* Begin *

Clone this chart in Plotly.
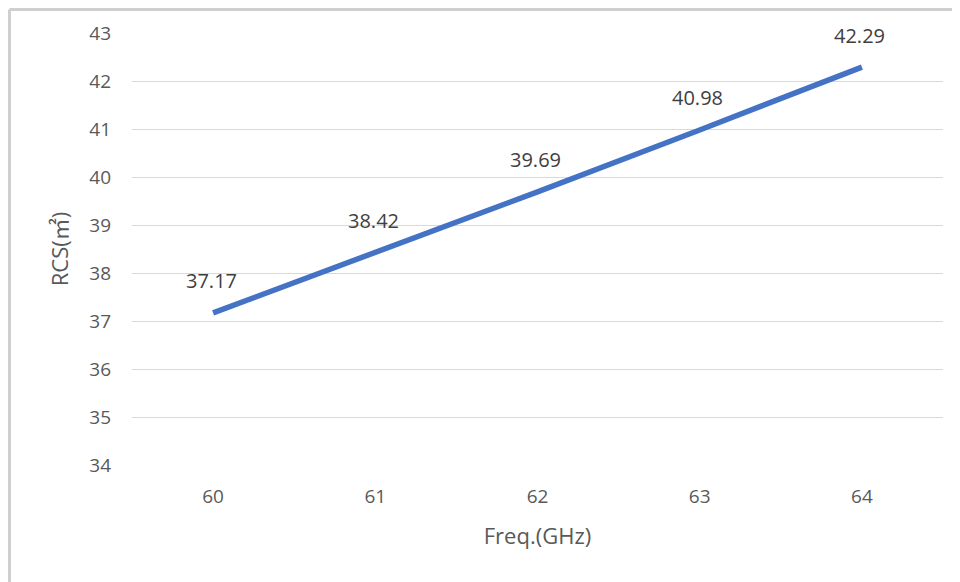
import plotly.graph_objects as go

freq = [60, 61, 62, 63, 64]
rcs = [37.17, 38.42, 39.69, 40.98, 42.29]
labels = ["37.17", "38.42", "39.69", "40.98", "42.29"]
y_ticks = [34, 35, 36, 37, 38, 39, 40, 41, 42, 43]

W, H = 960, 582
OFF = 8  # page body offset
L, T = 132 - OFF, 33 - OFF
R = W - (943 - OFF)
B = H - (465 - OFF)
pw, ph = W - L - R, H - T - B

fig = go.Figure()
fig.add_trace(go.Scatter(
    x=freq, y=rcs, mode="lines",
    line=dict(color="#4472C4", width=5.5),
    hoverinfo="x+y", showlegend=False,
))
for xv, yv, t in zip(freq, rcs, labels):
    fig.add_annotation(x=xv, y=yv, text=t, showarrow=False, yshift=32, xshift=-2,
                       font=dict(family="Open Sans", size=20, color="#404040"))

gray = "#d9d9d9"
fig.update_layout(
    width=W, height=H,
    margin=dict(l=L, r=R, t=T, b=B),
    paper_bgcolor="white", plot_bgcolor="white",
    font=dict(family="Open Sans", color="#595959", size=18),
    xaxis=dict(
        range=[59.5, 64.5], tickvals=freq, showgrid=False, zeroline=False,
        showline=False, ticks="", tickfont=dict(size=19, color="#595959"),
        ticklabelstandoff=18,
        title=dict(text="Freq.(GHz)", font=dict(size=22, color="#595959"), standoff=20),
    ),
    yaxis=dict(
        range=[34, 43], tickvals=y_ticks, showgrid=True, gridcolor=gray, gridwidth=1.3,
        zeroline=False, showline=False, ticks="",
        tickfont=dict(size=19, color="#595959"), ticklabelstandoff=20,
        title=dict(text="RCS(㎡)", font=dict(family="Open Sans, Noto Sans CJK SC", size=22, color="#595959"),
                   standoff=14),
    ),
)

# outer frame lines (top and left) of the chart image
fx = (1.5 - L) / pw
fy = (H - B - 1.5) / ph
fig.add_shape(type="line", xref="paper", yref="paper",
              x0=fx, x1=(W + 10 - L) / pw, y0=fy, y1=fy,
              line=dict(color="#cfcfcf", width=3))
fig.add_shape(type="line", xref="paper", yref="paper",
              x0=fx, x1=fx, y0=fy, y1=-(B + 10) / ph,
              line=dict(color="#cfcfcf", width=3))

fig.write_html("out.html")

* End *

SHORT TASK |
Only the lines from the top of the data through the line with "pw, ph = W - L - R, H - T - B" should be quoted, exactly and with both ends kept; skip the pictures.

RESULT OF THIS EXERCISE |
Clone this chart in Plotly.
import plotly.graph_objects as go

freq = [60, 61, 62, 63, 64]
rcs = [37.17, 38.42, 39.69, 40.98, 42.29]
labels = ["37.17", "38.42", "39.69", "40.98", "42.29"]
y_ticks = [34, 35, 36, 37, 38, 39, 40, 41, 42, 43]

W, H = 960, 582
OFF = 8  # page body offset
L, T = 132 - OFF, 33 - OFF
R = W - (943 - OFF)
B = H - (465 - OFF)
pw, ph = W - L - R, H - T - B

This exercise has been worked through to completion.